*** INFORMATION SHOWN
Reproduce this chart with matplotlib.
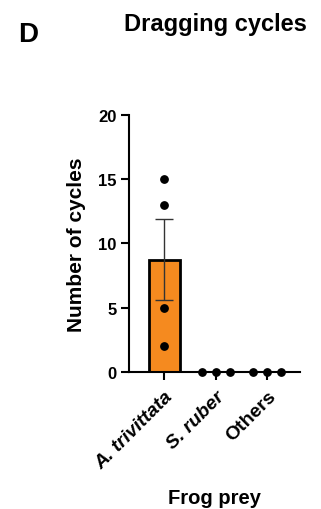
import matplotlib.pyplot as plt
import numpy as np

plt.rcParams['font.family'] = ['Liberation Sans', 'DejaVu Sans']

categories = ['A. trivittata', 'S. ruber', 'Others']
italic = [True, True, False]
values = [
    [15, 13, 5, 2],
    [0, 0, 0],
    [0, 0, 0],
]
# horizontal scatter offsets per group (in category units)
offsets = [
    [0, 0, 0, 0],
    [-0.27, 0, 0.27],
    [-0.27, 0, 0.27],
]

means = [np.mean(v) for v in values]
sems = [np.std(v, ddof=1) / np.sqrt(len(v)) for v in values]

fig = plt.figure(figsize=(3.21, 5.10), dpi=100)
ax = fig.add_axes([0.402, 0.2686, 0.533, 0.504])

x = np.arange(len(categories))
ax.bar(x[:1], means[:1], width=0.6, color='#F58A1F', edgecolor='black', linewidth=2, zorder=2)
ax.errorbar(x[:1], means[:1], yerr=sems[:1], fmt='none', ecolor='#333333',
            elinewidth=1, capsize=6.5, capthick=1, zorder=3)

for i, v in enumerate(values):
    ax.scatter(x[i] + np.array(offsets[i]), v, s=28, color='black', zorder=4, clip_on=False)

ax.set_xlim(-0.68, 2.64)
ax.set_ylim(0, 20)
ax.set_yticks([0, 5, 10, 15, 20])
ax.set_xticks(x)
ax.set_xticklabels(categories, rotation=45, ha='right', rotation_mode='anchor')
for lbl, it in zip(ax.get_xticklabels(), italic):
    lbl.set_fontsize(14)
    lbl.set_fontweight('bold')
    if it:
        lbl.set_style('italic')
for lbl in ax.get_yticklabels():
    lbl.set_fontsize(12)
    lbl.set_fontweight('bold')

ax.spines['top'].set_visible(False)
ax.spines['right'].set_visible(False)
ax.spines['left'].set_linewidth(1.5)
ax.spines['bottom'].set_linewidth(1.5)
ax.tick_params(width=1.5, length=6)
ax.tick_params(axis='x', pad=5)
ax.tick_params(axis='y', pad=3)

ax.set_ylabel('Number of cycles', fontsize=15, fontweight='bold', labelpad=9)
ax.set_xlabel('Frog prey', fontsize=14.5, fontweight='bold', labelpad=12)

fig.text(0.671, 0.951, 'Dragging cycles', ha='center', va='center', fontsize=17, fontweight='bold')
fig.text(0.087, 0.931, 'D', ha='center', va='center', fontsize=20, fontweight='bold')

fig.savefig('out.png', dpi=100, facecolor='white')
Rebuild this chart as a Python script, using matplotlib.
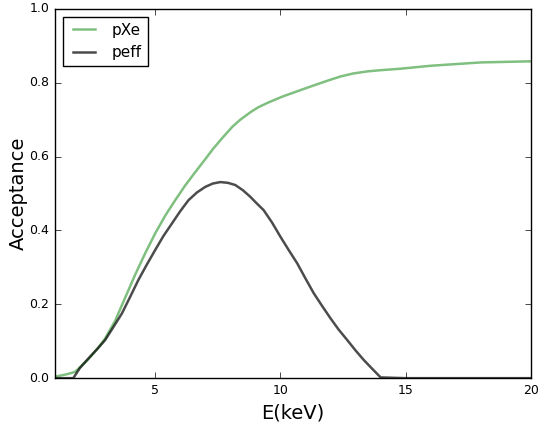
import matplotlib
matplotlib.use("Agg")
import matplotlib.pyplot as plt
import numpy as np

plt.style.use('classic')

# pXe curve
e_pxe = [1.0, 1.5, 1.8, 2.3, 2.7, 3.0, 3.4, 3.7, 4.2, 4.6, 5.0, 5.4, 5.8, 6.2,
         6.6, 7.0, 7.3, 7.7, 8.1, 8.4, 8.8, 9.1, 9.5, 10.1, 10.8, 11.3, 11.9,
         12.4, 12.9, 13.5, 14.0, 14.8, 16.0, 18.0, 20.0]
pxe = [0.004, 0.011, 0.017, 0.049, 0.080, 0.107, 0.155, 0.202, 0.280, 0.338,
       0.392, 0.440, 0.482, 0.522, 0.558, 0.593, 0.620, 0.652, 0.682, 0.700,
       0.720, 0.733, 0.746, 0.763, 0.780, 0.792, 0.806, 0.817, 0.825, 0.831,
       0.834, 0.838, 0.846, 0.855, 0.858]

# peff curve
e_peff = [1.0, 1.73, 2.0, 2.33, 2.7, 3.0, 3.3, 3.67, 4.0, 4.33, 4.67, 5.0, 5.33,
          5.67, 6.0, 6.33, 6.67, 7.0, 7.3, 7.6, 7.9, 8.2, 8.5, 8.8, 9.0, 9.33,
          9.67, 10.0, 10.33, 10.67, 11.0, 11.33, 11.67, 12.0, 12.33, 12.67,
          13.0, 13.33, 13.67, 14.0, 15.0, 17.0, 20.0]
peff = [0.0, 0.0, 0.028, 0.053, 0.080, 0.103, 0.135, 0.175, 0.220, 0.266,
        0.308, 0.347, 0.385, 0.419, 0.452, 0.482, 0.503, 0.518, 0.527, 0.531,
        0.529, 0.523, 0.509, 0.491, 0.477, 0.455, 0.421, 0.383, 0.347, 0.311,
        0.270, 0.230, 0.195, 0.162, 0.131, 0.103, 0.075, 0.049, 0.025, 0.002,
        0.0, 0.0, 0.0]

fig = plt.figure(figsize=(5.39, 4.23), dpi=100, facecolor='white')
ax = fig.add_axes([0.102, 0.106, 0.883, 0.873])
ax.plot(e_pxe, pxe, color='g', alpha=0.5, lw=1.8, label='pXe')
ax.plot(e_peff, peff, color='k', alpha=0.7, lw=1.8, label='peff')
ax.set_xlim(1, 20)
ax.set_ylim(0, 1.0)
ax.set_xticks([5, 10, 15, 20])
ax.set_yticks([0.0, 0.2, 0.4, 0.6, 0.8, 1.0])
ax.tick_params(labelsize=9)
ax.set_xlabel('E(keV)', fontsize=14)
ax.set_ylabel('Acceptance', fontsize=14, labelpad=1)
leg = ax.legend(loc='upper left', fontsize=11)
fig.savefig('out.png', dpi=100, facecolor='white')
******
▶ [TASK REQUIREMENTS]:
Will you set down the records word for word while leaving out every picture?

▶ [RESPONSE FOR THIS EXERCISE]:
Reproduce this chart with matplotlib.
import matplotlib.pyplot as plt
import numpy as np

plt.rcParams['font.family'] = ['Liberation Sans', 'DejaVu Sans']

categories = ['A. trivittata', 'S. ruber', 'Others']
italic = [True, True, False]
values = [
    [15, 13, 5, 2],
    [0, 0, 0],
    [0, 0, 0],
]
# horizontal scatter offsets per group (in category units)
offsets = [
    [0, 0, 0, 0],
    [-0.27, 0, 0.27],
    [-0.27, 0, 0.27],
]

means = [np.mean(v) for v in values]
sems = [np.std(v, ddof=1) / np.sqrt(len(v)) for v in values]

fig = plt.figure(figsize=(3.21, 5.10), dpi=100)
ax = fig.add_axes([0.402, 0.2686, 0.533, 0.504])

x = np.arange(len(categories))
ax.bar(x[:1], means[:1], width=0.6, color='#F58A1F', edgecolor='black', linewidth=2, zorder=2)
ax.errorbar(x[:1], means[:1], yerr=sems[:1], fmt='none', ecolor='#333333',
            elinewidth=1, capsize=6.5, capthick=1, zorder=3)

for i, v in enumerate(values):
    ax.scatter(x[i] + np.array(offsets[i]), v, s=28, color='black', zorder=4, clip_on=False)

ax.set_xlim(-0.68, 2.64)
ax.set_ylim(0, 20)
ax.set_yticks([0, 5, 10, 15, 20])
ax.set_xticks(x)
ax.set_xticklabels(categories, rotation=45, ha='right', rotation_mode='anchor')
for lbl, it in zip(ax.get_xticklabels(), italic):
    lbl.set_fontsize(14)
    lbl.set_fontweight('bold')
    if it:
        lbl.set_style('italic')
for lbl in ax.get_yticklabels():
    lbl.set_fontsize(12)
    lbl.set_fontweight('bold')

ax.spines['top'].set_visible(False)
ax.spines['right'].set_visible(False)
ax.spines['left'].set_linewidth(1.5)
ax.spines['bottom'].set_linewidth(1.5)
ax.tick_params(width=1.5, length=6)
ax.tick_params(axis='x', pad=5)
ax.tick_params(axis='y', pad=3)

ax.set_ylabel('Number of cycles', fontsize=15, fontweight='bold', labelpad=9)
ax.set_xlabel('Frog prey', fontsize=14.5, fontweight='bold', labelpad=12)

fig.text(0.671, 0.951, 'Dragging cycles', ha='center', va='center', fontsize=17, fontweight='bold')
fig.text(0.087, 0.931, 'D', ha='center', va='center', fontsize=20, fontweight='bold')

fig.savefig('out.png', dpi=100, facecolor='white')
Rebuild this chart as a Python script, using matplotlib.
import matplotlib
matplotlib.use("Agg")
import matplotlib.pyplot as plt
import numpy as np

plt.style.use('classic')

# pXe curve
e_pxe = [1.0, 1.5, 1.8, 2.3, 2.7, 3.0, 3.4, 3.7, 4.2, 4.6, 5.0, 5.4, 5.8, 6.2,
         6.6, 7.0, 7.3, 7.7, 8.1, 8.4, 8.8, 9.1, 9.5, 10.1, 10.8, 11.3, 11.9,
         12.4, 12.9, 13.5, 14.0, 14.8, 16.0, 18.0, 20.0]
pxe = [0.004, 0.011, 0.017, 0.049, 0.080, 0.107, 0.155, 0.202, 0.280, 0.338,
       0.392, 0.440, 0.482, 0.522, 0.558, 0.593, 0.620, 0.652, 0.682, 0.700,
       0.720, 0.733, 0.746, 0.763, 0.780, 0.792, 0.806, 0.817, 0.825, 0.831,
       0.834, 0.838, 0.846, 0.855, 0.858]

# peff curve
e_peff = [1.0, 1.73, 2.0, 2.33, 2.7, 3.0, 3.3, 3.67, 4.0, 4.33, 4.67, 5.0, 5.33,
          5.67, 6.0, 6.33, 6.67, 7.0, 7.3, 7.6, 7.9, 8.2, 8.5, 8.8, 9.0, 9.33,
          9.67, 10.0, 10.33, 10.67, 11.0, 11.33, 11.67, 12.0, 12.33, 12.67,
          13.0, 13.33, 13.67, 14.0, 15.0, 17.0, 20.0]
peff = [0.0, 0.0, 0.028, 0.053, 0.080, 0.103, 0.135, 0.175, 0.220, 0.266,
        0.308, 0.347, 0.385, 0.419, 0.452, 0.482, 0.503, 0.518, 0.527, 0.531,
        0.529, 0.523, 0.509, 0.491, 0.477, 0.455, 0.421, 0.383, 0.347, 0.311,
        0.270, 0.230, 0.195, 0.162, 0.131, 0.103, 0.075, 0.049, 0.025, 0.002,
        0.0, 0.0, 0.0]

fig = plt.figure(figsize=(5.39, 4.23), dpi=100, facecolor='white')
ax = fig.add_axes([0.102, 0.106, 0.883, 0.873])
ax.plot(e_pxe, pxe, color='g', alpha=0.5, lw=1.8, label='pXe')
ax.plot(e_peff, peff, color='k', alpha=0.7, lw=1.8, label='peff')
ax.set_xlim(1, 20)
ax.set_ylim(0, 1.0)
ax.set_xticks([5, 10, 15, 20])
ax.set_yticks([0.0, 0.2, 0.4, 0.6, 0.8, 1.0])
ax.tick_params(labelsize=9)
ax.set_xlabel('E(keV)', fontsize=14)
ax.set_ylabel('Acceptance', fontsize=14, labelpad=1)
leg = ax.legend(loc='upper left', fontsize=11)
fig.savefig('out.png', dpi=100, facecolor='white')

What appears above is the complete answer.